What Does a Housing Bubble Mean?
- A "housing bubble" is a cyclical economic event where high trade volumes inflate prices, which ultimately become unsustainable, causing a lowering, or "crash" in values. Economic bubbles may be called by a variety of terms, including a speculative bubble, a market bubble or a balloon. Economic cycles of this nature are not exclusive to real estate. They have occurred throughout history in a variety of markets, including stocks, tulips and pottery.
- It could be argued that a housing bubble is really an example of a credit bubble. Although real estate is the underlying commodity, most house buyers use credit -- in the form of a mortgage -- to secure the property. Lax lending guidelines, rapidly inflating values, speculative buyers and the use of adjustable rate mortgages (ARMs), which can adjust to higher rates, are all factors in accelerating the likelihood of borrowers defaulting on their loans.
- Tighter credit is likely to result after a housing bubble bursts; and although the effects following the downturn may have a broad effect on consumer purchasing power, the depth and duration of the housing bubble effects will vary drastically in local real estate markets. Factors such as location, social trends, local economies and geographic amenities, such as beachfronts and mountains, can play a big role in a local market's resiliency.

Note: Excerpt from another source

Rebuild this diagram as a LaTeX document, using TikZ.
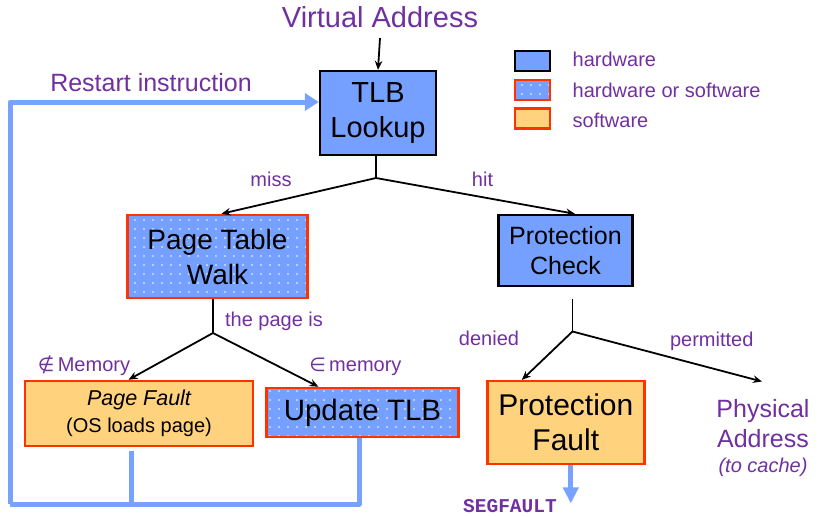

- As home values increase and demand for property is high, building is brisk and construction employment is high. Speculators who enter the market early and sell before the market turns can earn good profits. Lenders and real estate brokers are busy, and buyers are motivated to buy. After the bubble bursts, lenders and brokers slow down, construction stops and workers are laid off. Homeowners either can't afford to sell or run the risk of foreclosure.